Playground funding On Monday, city council approved $256,602 to replace four school playgrounds. The playground dollars, funded through the city's community capital grant program, came a few weeks after council awarded other grants under the program.

Playground funding

On Monday, city council approved $256,602 to replace four school playgrounds.

The playground dollars, funded through the city's community capital grant program, came a few weeks after council awarded other grants under the program. The delay allowed administration to explain how the city has paid for playgrounds in the past.

City manager Bill Holtby presented council with a manual that outlined the city's responsibilities toward playgrounds, adding that it had been a long time since any had been replaced.

"This is the first time in recent history, that's the last decade, that the city has looked towards replacements of playgrounds," Holtby explain.

Generally, playgrounds built on school property are the responsibility of the local school board, but the city's public works department provides maintenance assistance as well creating a co-operative agreement.

The money will replace four ailing, wooden playgrounds at Ecole Father Jan, Bertha Kennedy, Albert Lacombe and Ronald Harvey elementary schools.

Several parent groups were on hand to request council approve the funding. Coun. Carol Watamaniuk praised their community efforts.

"I'm just always so encouraged when I see people encourage activity," she said. "I think these kinds of projects are extremely important."

Speed limit changes

Coun.
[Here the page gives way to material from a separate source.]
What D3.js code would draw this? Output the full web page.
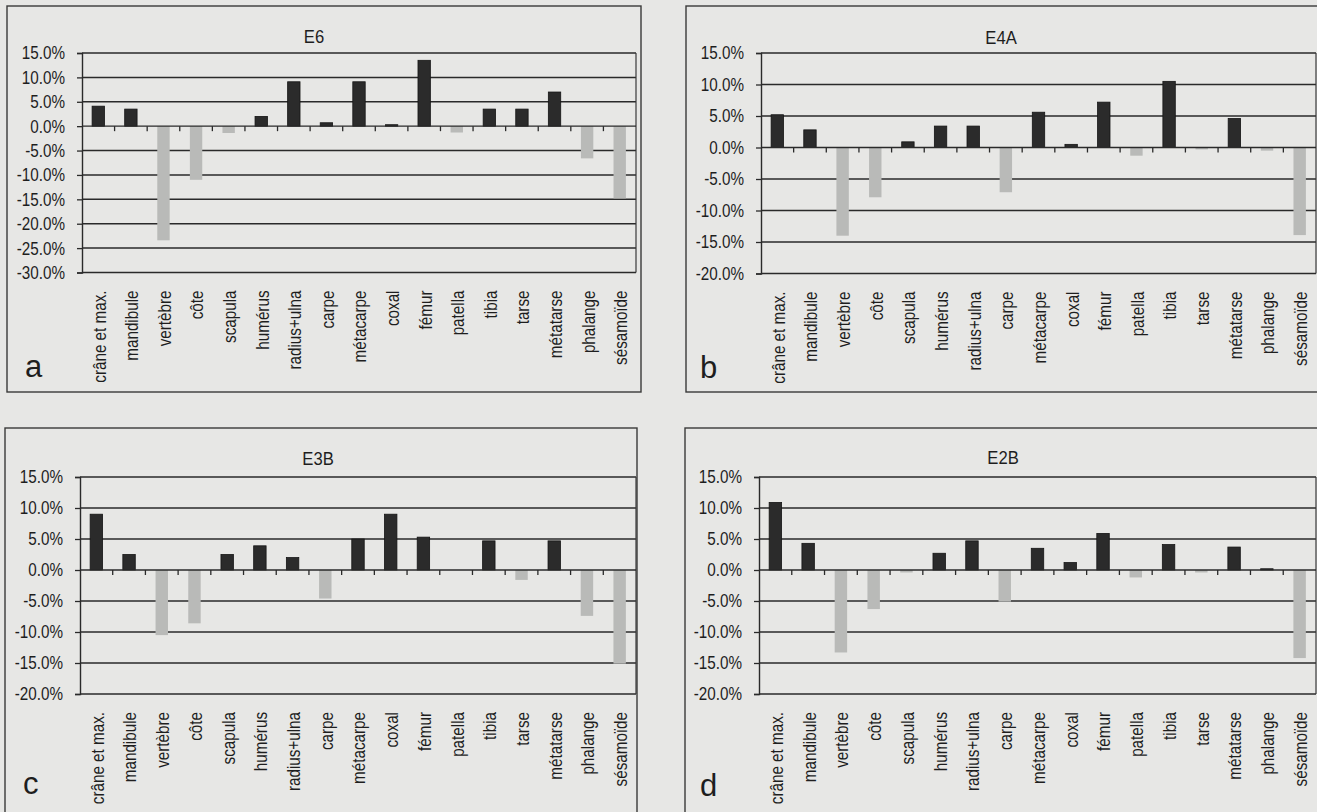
<!DOCTYPE html>
<html>
<head>
<meta charset="utf-8">
<script src="https://cdn.jsdelivr.net/npm/d3@7"></script>
<style>
  html, body { margin: 0; padding: 0; background: #e7e7e5; }
  svg { display: block; }
  text { font-family: "Liberation Sans", Arial, sans-serif; fill: #1e1e1e; }
</style>
</head>
<body>
<svg id="fig" width="1317" height="812"></svg>
<script>
// Skeletal elements (x-axis categories, shared by all four assemblages)
const categories = [
  "crâne et max.", "mandibule", "vertèbre", "côte", "scapula", "humérus",
  "radius+ulna", "carpe", "métacarpe", "coxal", "fémur", "patella",
  "tibia", "tarse", "métatarse", "phalange", "sésamoïde"
];

// Difference per element, in percent, for each assemblage
const valuesE6  = [4.1, 3.5, -23.4, -11.0, -1.4, 2.0, 9.1, 0.7, 9.1, 0.3, 13.5, -1.3, 3.5, 3.5, 7.0, -6.6, -14.8];
const valuesE4A = [5.2, 2.8, -14.0, -7.9, 0.9, 3.4, 3.4, -7.1, 5.6, 0.5, 7.2, -1.3, 10.5, -0.3, 4.6, -0.5, -13.9];
const valuesE3B = [9.0, 2.5, -10.5, -8.6, 2.5, 3.9, 2.0, -4.6, 5.0, 9.0, 5.3, 0.0, 4.7, -1.6, 4.7, -7.4, -15.1];
const valuesE2B = [10.9, 4.3, -13.3, -6.3, -0.4, 2.7, 4.7, -5.1, 3.5, 1.2, 5.9, -1.2, 4.1, -0.4, 3.7, 0.2, -14.2];

// Y-axis tick values
const ticksE6    = [15, 10, 5, 0, -5, -10, -15, -20, -25, -30];
const ticksOther = [15, 10, 5, 0, -5, -10, -15, -20];

const panels = [
  { name: "E6",  letter: "a", values: valuesE6,  ticks: ticksE6,
    box: [7, 6, 641, 392],    plot: [82, 636, 53, 272.5], title: [314, 37],  letterPos: [25, 377] },
  { name: "E4A", letter: "b", values: valuesE4A, ticks: ticksOther,
    box: [686, 6, 1320, 392], plot: [761, 1316, 53, 273.5], title: [1001, 38], letterPos: [700, 378] },
  { name: "E3B", letter: "c", values: valuesE3B, ticks: ticksOther,
    box: [5, 428, 637, 820],  plot: [80, 636, 477, 694], title: [318, 459], letterPos: [23, 794] },
  { name: "E2B", letter: "d", values: valuesE2B, ticks: ticksOther,
    box: [685, 428, 1320, 820], plot: [759, 1316, 477, 694], title: [1003, 458], letterPos: [700, 796] }
];

const svg = d3.select("#fig");
const fmt = v => v.toFixed(1) + "%";
const LABEL_SIZE = 17.5;   // axis text: narrow sans look
const NARROW = 0.87;

panels.forEach(p => {
  const g = svg.append("g");
  const [left, right, top, bottom] = p.plot;

  const x = d3.scaleBand().domain(categories).range([left, right]).paddingInner(0).paddingOuter(0);
  const y = d3.scaleLinear().domain([d3.min(p.ticks), d3.max(p.ticks)]).range([bottom, top]);

  // outer frame of the panel
  g.append("rect")
    .attr("x", p.box[0]).attr("y", p.box[1])
    .attr("width", p.box[2] - p.box[0]).attr("height", p.box[3] - p.box[1])
    .attr("fill", "none").attr("stroke", "#3a3a3a").attr("stroke-width", 1.4);

  // horizontal gridlines
  g.append("g").selectAll("line").data(p.ticks.filter(t => t !== 0)).join("line")
    .attr("x1", left).attr("x2", right)
    .attr("y1", d => y(d)).attr("y2", d => y(d))
    .attr("stroke", "#2a2a2a").attr("stroke-width", 1.5);

  // right border of the plot area
  g.append("line")
    .attr("x1", right).attr("x2", right).attr("y1", top).attr("y2", bottom)
    .attr("stroke", "#3a3a3a").attr("stroke-width", 1.2);

  // bars
  const barW = x.bandwidth() * 0.38;
  g.append("g").selectAll("rect").data(p.values.map((v, i) => ({ v, c: categories[i] })))
    .join("rect")
    .filter(d => d.v !== 0)
    .attr("x", d => x(d.c) + (x.bandwidth() - barW) / 2)
    .attr("width", barW)
    .attr("y", d => y(Math.max(0, d.v)))
    .attr("height", d => Math.abs(y(d.v) - y(0)))
    .attr("fill", d => d.v > 0 ? "#2b2b2b" : "#b9bab8")
    .attr("stroke", d => d.v > 0 ? "#151515" : "none")
    .attr("stroke-width", 0.8);

  // y axis line and ticks
  const yAxis = d3.axisLeft(y).tickValues(p.ticks).tickFormat("").tickSize(5);
  const ya = g.append("g").attr("transform", `translate(${left},0)`).call(yAxis);
  ya.select(".domain").attr("stroke", "#2a2a2a").attr("stroke-width", 1.4);
  ya.selectAll(".tick line").attr("stroke", "#2a2a2a").attr("stroke-width", 1.3);

  // y tick labels, right-aligned left of the axis
  g.append("g").selectAll("text").data(p.ticks).join("text")
    .attr("transform", d => `translate(${left - 17},${y(d)}) scale(${NARROW},1)`)
    .attr("text-anchor", "end")
    .attr("dominant-baseline", "central")
    .attr("font-size", LABEL_SIZE)
    .text(fmt);

  // x axis on the zero line, ticks between categories
  const zero = y(0);
  g.append("line")
    .attr("x1", left).attr("x2", right).attr("y1", zero).attr("y2", zero)
    .attr("stroke", "#2a2a2a").attr("stroke-width", 1.4);
  g.append("g").selectAll("line").data(categories.slice(1)).join("line")
    .attr("x1", d => x(d)).attr("x2", d => x(d))
    .attr("y1", zero).attr("y2", zero + 5)
    .attr("stroke", "#2a2a2a").attr("stroke-width", 1.3);

  // category labels, rotated below the plot
  g.append("g").selectAll("text").data(categories).join("text")
    .attr("transform", d => `translate(${x(d) + x.bandwidth() / 2 + 1},${bottom + 18}) rotate(-90) scale(${NARROW},1)`)
    .attr("text-anchor", "end")
    .attr("dominant-baseline", "central")
    .attr("font-size", LABEL_SIZE)
    .text(d => d);

  // title
  g.append("text")
    .attr("transform", `translate(${p.title[0]},${p.title[1]}) scale(0.9,1)`)
    .attr("text-anchor", "middle").attr("dominant-baseline", "central")
    .attr("font-size", 18.5)
    .text(p.name);

  // panel letter
  g.append("text")
    .attr("x", p.letterPos[0]).attr("y", p.letterPos[1])
    .attr("font-size", 31)
    .text(p.letter);
});
</script>
</body>
</html>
Roger Lemieux is on a mission to update the city's speed limits.

Lemieux wants to change speed limits on three of the city's roads in a move he called "common sense."

"I drove around and drove around and got a feel, I spoke to people … so the ones I suggested just made good sense," Lemieux explained.

He proposes reducing the speed limit from 60 kilometres per hour to 50 km/h on Hebert Road between Arlington Drive and St. Albert Trail, while increasing the speed limit to 70 km/h from 50 km/h on McKenney Avenue west of the CN railway tracks.

Lemieux also proposes increasing the limit to 60 km/h on Sir Winston Churchill Avenue between Riel Drive/Gresham Boulevard and the city's southern limits.

Lemieux said the change is not council's top priority and he doesn't want to allocate any additional funding for it unless it's absolutely necessary.

According to planning and engineering general manager Neil Jamieson, an engineering consultant will be hired to assess the impact the changes would have on traffic.

Lemieux asked for a response from administration by the end of the year, but Jamieson is hoping to have it back to council in September.

Land use change

A couple of small changes were made to the city's land use bylaw on Monday night.

Council unanimously approved a zoning change from commercial to direct control at the Hole's Greenhouse and Gardens site on Bellerose Drive.

Administration said the change will not affect Hole's current operations, but the rezoning effectively splits the commercial operation of the site from the residential part where a house currently sits.

A public hearing about the change was held in March where some residents voiced concerns the area would eventually become a subdivision if Hole's moves.

Bill Hole, co-owner of Hole's, assuaged fears at the meeting saying his family had no plans to sell the land to a developer.

"It's my mother and father's land. It's something that's special to us, and we will not simply sell it off," Hole said. "If we were to do that we would have sold it off years ago."

Council also approved a land use change to three sites in Lacombe Park, now allowing them to accommodate semi-detached houses.